____ Records shown

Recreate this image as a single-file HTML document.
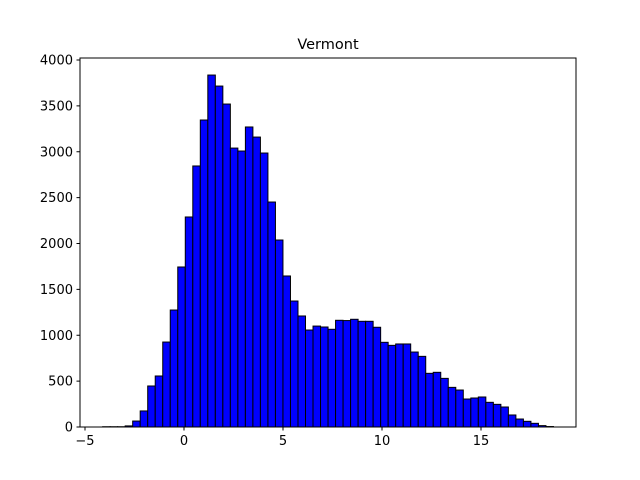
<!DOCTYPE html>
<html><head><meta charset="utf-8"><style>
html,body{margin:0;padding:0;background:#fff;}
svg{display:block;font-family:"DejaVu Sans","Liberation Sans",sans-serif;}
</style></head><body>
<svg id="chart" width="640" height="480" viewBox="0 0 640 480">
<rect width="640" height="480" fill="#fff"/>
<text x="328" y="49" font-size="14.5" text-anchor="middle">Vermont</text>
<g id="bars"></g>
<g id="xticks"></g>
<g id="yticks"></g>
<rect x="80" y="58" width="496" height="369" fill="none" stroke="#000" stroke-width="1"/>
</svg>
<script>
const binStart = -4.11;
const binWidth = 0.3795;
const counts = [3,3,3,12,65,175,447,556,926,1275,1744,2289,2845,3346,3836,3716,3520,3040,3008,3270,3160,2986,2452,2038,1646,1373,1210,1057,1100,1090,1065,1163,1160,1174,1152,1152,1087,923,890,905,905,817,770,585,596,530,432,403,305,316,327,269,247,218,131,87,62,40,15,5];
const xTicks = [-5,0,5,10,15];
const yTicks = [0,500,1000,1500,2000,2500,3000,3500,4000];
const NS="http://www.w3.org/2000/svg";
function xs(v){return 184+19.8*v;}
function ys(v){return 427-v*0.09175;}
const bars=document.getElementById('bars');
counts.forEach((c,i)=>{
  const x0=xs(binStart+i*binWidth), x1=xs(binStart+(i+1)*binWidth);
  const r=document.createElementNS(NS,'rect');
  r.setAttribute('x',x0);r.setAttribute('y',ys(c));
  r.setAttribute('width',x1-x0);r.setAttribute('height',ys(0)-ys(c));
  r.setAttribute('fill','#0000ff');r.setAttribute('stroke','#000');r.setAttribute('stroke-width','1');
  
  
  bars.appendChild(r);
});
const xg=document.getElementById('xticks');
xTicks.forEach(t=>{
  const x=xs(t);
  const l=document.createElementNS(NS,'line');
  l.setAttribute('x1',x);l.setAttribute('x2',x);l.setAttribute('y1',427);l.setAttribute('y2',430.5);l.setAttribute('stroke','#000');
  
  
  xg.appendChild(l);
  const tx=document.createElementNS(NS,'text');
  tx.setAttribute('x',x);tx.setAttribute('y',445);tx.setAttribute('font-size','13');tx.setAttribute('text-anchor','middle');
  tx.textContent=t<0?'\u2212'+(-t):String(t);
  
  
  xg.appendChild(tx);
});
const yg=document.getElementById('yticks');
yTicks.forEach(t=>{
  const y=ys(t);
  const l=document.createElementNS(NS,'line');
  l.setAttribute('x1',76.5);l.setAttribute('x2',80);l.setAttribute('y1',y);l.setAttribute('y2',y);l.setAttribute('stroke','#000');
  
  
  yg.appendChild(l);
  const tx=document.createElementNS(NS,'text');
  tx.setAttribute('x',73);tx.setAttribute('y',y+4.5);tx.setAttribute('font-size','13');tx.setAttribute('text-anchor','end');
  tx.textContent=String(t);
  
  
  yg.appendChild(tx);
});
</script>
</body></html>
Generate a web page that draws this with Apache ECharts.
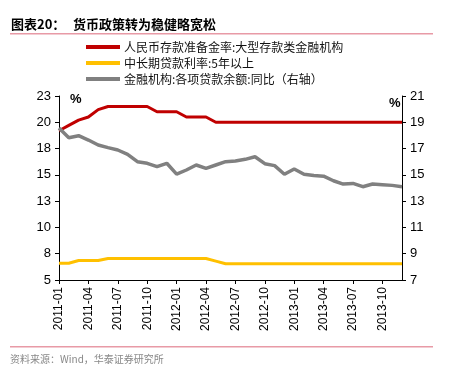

________

### [Requirement]
Quote the records above in full, dropping each picture.

### [Response to the exercise]
Recreate this image as a single-file HTML document.
<!DOCTYPE html>
<html><head><meta charset="utf-8"><style>
html,body{margin:0;padding:0;background:#fff;}
svg{display:block;font-family:"DejaVu Sans","Liberation Sans",sans-serif;}
</style></head><body>
<svg id="chart" width="640" height="480" viewBox="0 0 640 480">
<rect width="640" height="480" fill="#fff"/>
<text x="328" y="49" font-size="14.5" text-anchor="middle">Vermont</text>
<g id="bars"></g>
<g id="xticks"></g>
<g id="yticks"></g>
<rect x="80" y="58" width="496" height="369" fill="none" stroke="#000" stroke-width="1"/>
</svg>
<script>
const binStart = -4.11;
const binWidth = 0.3795;
const counts = [3,3,3,12,65,175,447,556,926,1275,1744,2289,2845,3346,3836,3716,3520,3040,3008,3270,3160,2986,2452,2038,1646,1373,1210,1057,1100,1090,1065,1163,1160,1174,1152,1152,1087,923,890,905,905,817,770,585,596,530,432,403,305,316,327,269,247,218,131,87,62,40,15,5];
const xTicks = [-5,0,5,10,15];
const yTicks = [0,500,1000,1500,2000,2500,3000,3500,4000];
const NS="http://www.w3.org/2000/svg";
function xs(v){return 184+19.8*v;}
function ys(v){return 427-v*0.09175;}
const bars=document.getElementById('bars');
counts.forEach((c,i)=>{
  const x0=xs(binStart+i*binWidth), x1=xs(binStart+(i+1)*binWidth);
  const r=document.createElementNS(NS,'rect');
  r.setAttribute('x',x0);r.setAttribute('y',ys(c));
  r.setAttribute('width',x1-x0);r.setAttribute('height',ys(0)-ys(c));
  r.setAttribute('fill','#0000ff');r.setAttribute('stroke','#000');r.setAttribute('stroke-width','1');
  
  
  bars.appendChild(r);
});
const xg=document.getElementById('xticks');
xTicks.forEach(t=>{
  const x=xs(t);
  const l=document.createElementNS(NS,'line');
  l.setAttribute('x1',x);l.setAttribute('x2',x);l.setAttribute('y1',427);l.setAttribute('y2',430.5);l.setAttribute('stroke','#000');
  
  
  xg.appendChild(l);
  const tx=document.createElementNS(NS,'text');
  tx.setAttribute('x',x);tx.setAttribute('y',445);tx.setAttribute('font-size','13');tx.setAttribute('text-anchor','middle');
  tx.textContent=t<0?'\u2212'+(-t):String(t);
  
  
  xg.appendChild(tx);
});
const yg=document.getElementById('yticks');
yTicks.forEach(t=>{
  const y=ys(t);
  const l=document.createElementNS(NS,'line');
  l.setAttribute('x1',76.5);l.setAttribute('x2',80);l.setAttribute('y1',y);l.setAttribute('y2',y);l.setAttribute('stroke','#000');
  
  
  yg.appendChild(l);
  const tx=document.createElementNS(NS,'text');
  tx.setAttribute('x',73);tx.setAttribute('y',y+4.5);tx.setAttribute('font-size','13');tx.setAttribute('text-anchor','end');
  tx.textContent=String(t);
  
  
  yg.appendChild(tx);
});
</script>
</body></html>
Generate a web page that draws this with Apache ECharts.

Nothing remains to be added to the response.